Climate, Science and Economy

Scientific Meeting Genootschap

On Wednesday 1 February 2017 you are welcome at the Scientific Meeting of the Genootschap. The theme of the meeting is “Climate, Science and Economy”

Datum1 februari 2017
Tijd18:00 – 20:00

Speakers

  • prof.dr. Daan Crommelin, CWI & UvA
    Simulating the climate system, from small to large 
  • prof.dr. Bob van der Zwaan, ECN & UvA 
    Long-term technology diffusion under a 2°C climate change control target 

Programme and location

You are welcome from 17.30h for coffee, tea, and sandwiches. The lectures will start at 18.00h and end around 19.30h. After the lectures drinks will be served.
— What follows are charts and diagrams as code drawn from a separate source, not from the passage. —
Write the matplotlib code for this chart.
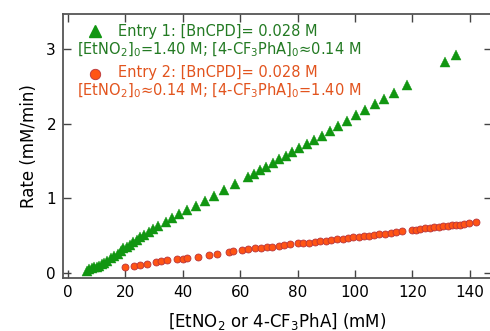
import matplotlib
matplotlib.use("Agg")
import matplotlib.pyplot as plt

# Entry 1: [EtNO2]0 = 1.40 M, [4-CF3PhA]0 = 0.14 M (green triangles)
entry1_x = [6.5, 7.4, 8.3, 9.1, 10.0, 10.9, 11.7, 12.7, 13.7, 14.9, 16.1, 17.3, 18.4,
            19.3, 20.4, 21.6, 22.8, 23.9, 25.1, 26.5, 28.2, 29.7, 31.5, 34.0, 36.3,
            38.8, 41.6, 44.5, 47.6, 50.9, 54.4, 58.3, 62.8, 64.8, 66.9, 69.0, 71.3,
            73.5, 75.8, 78.2, 80.6, 83.2, 85.7, 88.4, 91.2, 94.1, 97.1, 100.2, 103.4,
            106.8, 110.2, 113.7, 118.2, 131.4, 135.3]
entry1_rate = [0.03, 0.06, 0.07, 0.08, 0.085, 0.10, 0.12, 0.14, 0.165, 0.20, 0.23, 0.26,
               0.30, 0.33, 0.35, 0.38, 0.415, 0.44, 0.48, 0.51, 0.55, 0.585, 0.63, 0.68,
               0.73, 0.79, 0.84, 0.90, 0.965, 1.035, 1.11, 1.19, 1.29, 1.33, 1.38, 1.42,
               1.47, 1.52, 1.57, 1.62, 1.67, 1.73, 1.78, 1.84, 1.90, 1.97, 2.03, 2.11,
               2.18, 2.26, 2.33, 2.41, 2.51, 2.82, 2.92]

# Entry 2: [EtNO2]0 = 0.14 M, [4-CF3PhA]0 = 1.40 M (orange circles)
entry2_x = [19.9, 23.1, 25.1, 27.6, 30.7, 32.3, 34.6, 38.1, 40.0, 41.4, 45.2, 49.2, 51.8,
            56.2, 57.6, 60.5, 62.8, 65.2, 67.1, 69.2, 71.2, 73.5, 75.4, 77.4, 80.0, 82.0,
            84.0, 86.1, 87.8, 89.9, 91.5, 93.6, 95.9, 97.7, 99.4, 101.4, 103.1, 105.0,
            106.7, 108.5, 110.5, 112.4, 114.3, 116.5, 119.8, 121.3, 122.6, 124.4, 126.1,
            127.6, 129.3, 130.8, 132.2, 133.7, 135.2, 136.6, 138.1, 139.8, 142.2]
entry2_rate = [0.076, 0.098, 0.111, 0.125, 0.147, 0.165, 0.174, 0.183, 0.192, 0.205, 0.218,
               0.241, 0.254, 0.281, 0.295, 0.308, 0.317, 0.33, 0.339, 0.344, 0.353, 0.361,
               0.37, 0.384, 0.397, 0.402, 0.406, 0.415, 0.424, 0.433, 0.437, 0.451, 0.46,
               0.469, 0.482, 0.486, 0.495, 0.5, 0.509, 0.518, 0.526, 0.535, 0.545, 0.562,
               0.576, 0.58, 0.589, 0.598, 0.602, 0.612, 0.62, 0.625, 0.629, 0.639, 0.643,
               0.647, 0.656, 0.665, 0.683]

x_ticks = [0, 20, 40, 60, 80, 100, 120, 140]
y_ticks = [0, 1, 2, 3]

green = "#119611"
green_txt = "#237a23"
orange = "#ff5414"
orange_edge = "#b8343a"
orange_txt = "#e2541e"

W, H = 490, 331
fig = plt.figure(figsize=(W / 100, H / 100), dpi=100)
# axes frame: x 63..492 px (right spine just off the picture), y 14..278 px
ax_w = 429
ax = fig.add_axes([63 / W, 1 - 278 / H, ax_w / W, 264 / H])

ax.plot(entry2_x, entry2_rate, "o", ms=5, mfc=orange, mec=orange_edge, mew=0.6, zorder=3)
ax.plot(entry1_x, entry1_rate, "^", ms=6.5, mfc=green, mec=green, mew=0.3, zorder=4)

ax.set_xlim(-1.74, 147.7)
ax.set_ylim(-0.067, 3.467)
ax.set_xticks(x_ticks)
ax.set_yticks(y_ticks)
ax.tick_params(direction="in", length=5.5, width=1.0, color="#444444",
               top=True, right=True, labelsize=11, pad=5)
for s in ax.spines.values():
    s.set_color("#555555")
    s.set_linewidth(1.3)

ax.set_xlabel("[EtNO$_2$ or 4-CF$_3$PhA] (mM)", fontsize=12, labelpad=8)
ax.set_ylabel("Rate (mM/min)", fontsize=12, labelpad=6)

# key
def fx(px):
    return px / W

def fy(py):
    return 1 - py / H

ax.plot([(95 - 63) / ax_w], [(278 - 30.5) / 264], "^", ms=9, mfc=green, mec=green,
        transform=ax.transAxes, clip_on=False)
ax.plot([(95 - 63) / ax_w], [(278 - 73.5) / 264], "o", ms=7.5, mfc=orange, mec=orange_edge,
        mew=0.6, transform=ax.transAxes, clip_on=False)
fig.text(fx(118), fy(31.5), "Entry 1: [BnCPD]= 0.028 M", color=green_txt,
         fontsize=10.5, va="center")
fig.text(fx(77), fy(50), "[EtNO$_2$]$_0$=1.40 M; [4-CF$_3$PhA]$_0$\u22480.14 M",
         color=green_txt, fontsize=10.5, va="center")
fig.text(fx(118), fy(72.5), "Entry 2: [BnCPD]= 0.028 M", color=orange_txt,
         fontsize=10.5, va="center")
fig.text(fx(77), fy(91), "[EtNO$_2$]$_0$\u22480.14 M; [4-CF$_3$PhA]$_0$=1.40 M",
         color=orange_txt, fontsize=10.5, va="center")

fig.savefig("out.png", dpi=100)
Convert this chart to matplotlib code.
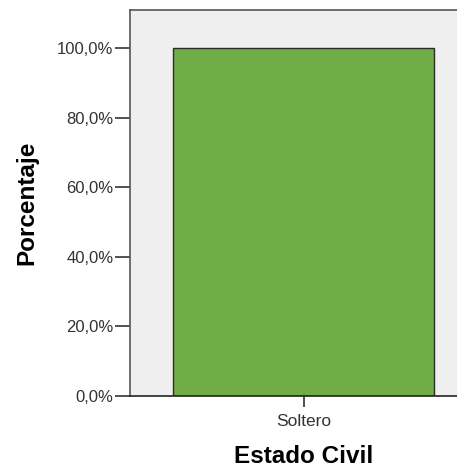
import numpy as np
import matplotlib.pyplot as plt

categorias = ['Soltero']
porcentajes = [100.0]
ticks_y = [0, 20, 40, 60, 80, 100]
etiquetas_y = ['0,0%', '20,0%', '40,0%', '60,0%', '80,0%', '100,0%']

fig = plt.figure(figsize=(4.57, 4.71), dpi=100)
# el eje se sale por la derecha, como en la captura de SPSS
ax = fig.add_axes([130 / 457, (471 - 396) / 471, 347 / 457, 386 / 471])
ax.set_facecolor('#efefef')

x = np.arange(len(categorias))
ax.bar(x, porcentajes, width=1.0, color='#70ad47', edgecolor='#2b2b2b', linewidth=1.0)

ax.set_xlim(-0.665, 0.665)
ax.set_ylim(0, 110.9)
ax.set_xticks(x)
ax.set_xticklabels(categorias, family='Liberation Sans', fontsize=12.5, color='#333333')
ax.set_yticks(ticks_y)
ax.set_yticklabels(etiquetas_y, family='Liberation Sans', fontsize=12, color='#333333')
ax.tick_params(axis='y', length=11, width=1.2, color='#333333', pad=1)
ax.tick_params(axis='x', length=8, width=1.2, color='#333333', pad=5)

for lado in ['left', 'bottom', 'top']:
    ax.spines[lado].set_color('#555555')
    ax.spines[lado].set_linewidth(1.2)
ax.spines['bottom'].set_color('#222222')
ax.spines['right'].set_visible(False)

ax.set_ylabel('Porcentaje', family='Liberation Sans', fontsize=17.5, fontweight='bold')
ax.yaxis.set_label_coords((38 - 130) / 347, 0.5)
ax.set_xlabel('Estado Civil', family='Liberation Sans', fontsize=17.5, fontweight='bold')
ax.xaxis.set_label_coords((304 - 130) / 347, -(445 - 396) / 386)

fig.savefig('out.png', dpi=100)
The location is room C0.110, UvA Faculty of Science, Science Park 904, 1098 XH Amsterdam.

Directions to Science Park

Target group

The meeting is open for members of the Genootschap, employees and PhD-students from AMC, FNWI, and ACTA of the University of Amsterdam and employees and PhD-students from FALW, FEW and VUMC of the Free University Amsterdam.

Registration

We would like to ask you to register for this meeting via gngh@uva.nl

Register

Abstracts

Bob van der Zwaan (ECN & UvA): “Long-term technology diffusion under a 2°C climate change control target “

This presentation provides a perspective on the long-term energy technology diffusion patterns required to reach a stringent climate change target with a maximum average atmospheric temperature increase of 2°C. If the anthropogenic temperature increase is to be limited to 2°C, total CO2 emissions will have to be reduced massively, so as to reach negative values during the second half of the century. Particularly power sector CO2 emissions may have to become negative from around 2050 onwards, according to a cross-model comparison exercise, in order to compensate for greenhouse gas emissions in other sectors where emissions abatement is more costly. The annual additional capacity deployment intensity for renewables such as solar and wind energy may relatively soon need to be much higher than that recently observed for coal-based power plants. Estimates are given for the aggregated low-carbon energy system cost requirements on the supply side until the middle of the century.

Daan Crommelin (CWI&UvA): “Simulating the climate system, from small to large”

The atmosphere and oceans are systems with physical processes on a wide range of spatial and temporal scales. The spectrum ranges from planetary-scale patterns and flows, changing over time periods from days (atmosphere) to years and longer (oceans), to processes such as small-scale whirls and turbulence, or convection and cloud formation, and further down. This multiscale character poses major challenges for the simulation of atmospheric and oceanic flows and thus of the climate system as a whole. It is computationally unfeasible to resolve and simulate all relevant scales explicitly, so that simplified representations of physical processes at small/fast scales are often used in numerical simulations. Formulating such representations is a difficult yet important problem, since good representations (or lack thereof) of small-scale processes such as convection, cloud physics and oceanic eddies affect the quality and accuracy of forecasts and climate studies. I will discuss some of the recent ideas and approaches that are pursued to deal with this problem.